A common issue upon which I revisit with clients on a regular basis is the efficiency of their life insurance.  Typically people will have either an old policy that was taken out when they first started their career and/or a specific amount provided by an employer.  While updating your coverage to a new policy can sometimes lower your costs with greater amounts of coverage because of the changing nature of insurance company mortality tables, often the original intention of the insurance has changed for the person.  For me, the question of reviewing their coverage always starts with the “Why?” question.  Why did you initially set up this coverage?

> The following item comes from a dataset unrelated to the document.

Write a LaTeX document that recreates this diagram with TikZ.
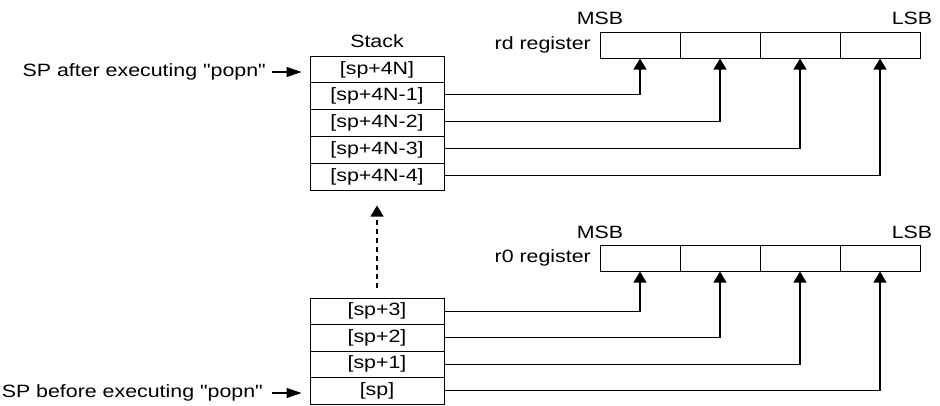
\documentclass[tikz,border=0pt]{standalone}
\usepackage{fontspec}
\setmainfont{Liberation Sans}[FakeStretch=1.2,Ligatures=TeXOff]
\usetikzlibrary{arrows.meta}
\begin{document}
\begin{tikzpicture}[x=1pt,y=-1pt,
  every node/.style={font=\fontsize{17.8}{20}\selectfont},
  cellbox/.style={draw,line width=1pt,minimum width=134pt,minimum height=26.8pt,inner sep=0pt},
  cellboxb/.style={cellbox,minimum height=26.5pt},
  regbox/.style={draw,line width=1pt,minimum width=80pt,minimum height=26pt,inner sep=0pt},
  link/.style={line width=1.1pt,-{Triangle[length=11pt,width=13pt]}},
  sparr/.style={line width=1.1pt,-{Triangle[length=15pt,width=10pt]}},
  dasharr/.style={line width=1.1pt,dash pattern=on 5pt off 4pt,-{Triangle[length=11pt,width=13pt]}},
  lbl/.style={inner sep=0pt}
]
\useasboundingbox (0,0) rectangle (940,405);

% top stack
\node[lbl] (stk) at (377,41.5) {Stack};
\node[cellbox] (s0) at (377,69.4) {[sp+4N]};
\node[cellbox] (s1) at (377,96.2) {[sp+4N-1]};
\node[cellbox] (s2) at (377,123.0) {[sp+4N-2]};
\node[cellbox] (s3) at (377,149.8) {[sp+4N-3]};
\node[cellbox] (s4) at (377,176.6) {[sp+4N-4]};

% bottom stack
\node[cellboxb] (b3) at (377,311.25) {[sp+3]};
\node[cellboxb] (b2) at (377,337.75) {[sp+2]};
\node[cellboxb] (b1) at (377,364.25) {[sp+1]};
\node[cellboxb] (b0) at (377,390.75) {[sp]};

% rd register
\node[regbox] (r1) at (640,45) {};
\node[regbox] (r2) at (720,45) {};
\node[regbox] (r3) at (800,45) {};
\node[regbox] (r4) at (880,45) {};
\node[lbl,anchor=east] (rdl) at (591,45) {rd register};
\node[lbl] (msb1) at (600,18) {MSB};
\node[lbl] (lsb1) at (912,18) {LSB};

% r0 register
\node[regbox] (q1) at (640,258) {};
\node[regbox] (q2) at (720,258) {};
\node[regbox] (q3) at (800,258) {};
\node[regbox] (q4) at (880,258) {};
\node[lbl,anchor=east] (r0l) at (591,258) {r0 register};
\node[lbl] (msb2) at (600,232.5) {MSB};
\node[lbl] (lsb2) at (912,232.5) {LSB};

% SP labels
\node[lbl,anchor=east] (spa) at (266,72) {SP after executing "popn"};
\node[lbl,anchor=east] (spb) at (263,393) {SP before executing "popn"};
\draw[sparr] ([xshift=6pt]spa.east) -- ([xshift=-8pt]spa.east -| s0.west);
\draw[sparr] ([xshift=9pt]spb.east) -- ([xshift=-8pt]spb.east -| b0.west);

% connectors top
\draw[link] ([yshift=1.5pt]s1.east) -| (r1.south);
\draw[link] ([yshift=1.5pt]s2.east) -| (r2.south);
\draw[link] ([yshift=1.5pt]s3.east) -| (r3.south);
\draw[link] ([yshift=1.5pt]s4.east) -| (r4.south);

% connectors bottom
\draw[link] (b3.east) -| (q1.south);
\draw[link] (b2.east) -| (q2.south);
\draw[link] (b1.east) -| (q3.south);
\draw[link] (b0.east) -| (q4.south);

% dashed arrow
\draw[dasharr] ([yshift=10pt]b3.north) -- ([yshift=-15pt]s4.south);
\end{tikzpicture}
\end{document}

In my estimation, the main reasons for having life insurance protection in place are as follows:
  • Income Replacement—purchasing enough coverage that would provide your heirs or dependents with enough money to replace the income you would have provided during your working years.  From a cost efficiency standpoint, this can often be accomplished through buying a term policy with a term that matches the number of working years remaining before retirement—with the idea that you are using the cost savings to fund retirement plans.
  • Estate Tax Mitigation—purchasing permanent insurance coverage (sometimes via an irrevocable life insurance trust) to mitigate estate taxes that will be owed by your beneficiaries upon your passing.  While this type of plan should be orchestrated with an estate planning attorney, it can be helpful when estates are in excess of the government’s estate tax threshold (currently estates valued at $5MM).
  • Tax-Favorable Savings Vehicle—For those people who are max funding retirement savings plans, Roth IRAs, personal savings, and emergency funds, a permanent life insurance policy could be a good way to grow cash value in tax-favorable way.  This typically is not a cost-viable plan until these other types of savings vehicles are being maximized.
I believe it is important to be careful with the overall cost of your life insurance plan.  Do not make the premium cost an impediment to other savings vehicles (especially tax-deferred savings potential).  When looking particularly at permanent life policies, be careful not to make it too large of a cash-flow item in the retirement budget.  It is always best to review your life insurance plan to be sure that it fits with the rest of the elements in your financial plan an overall wealth management.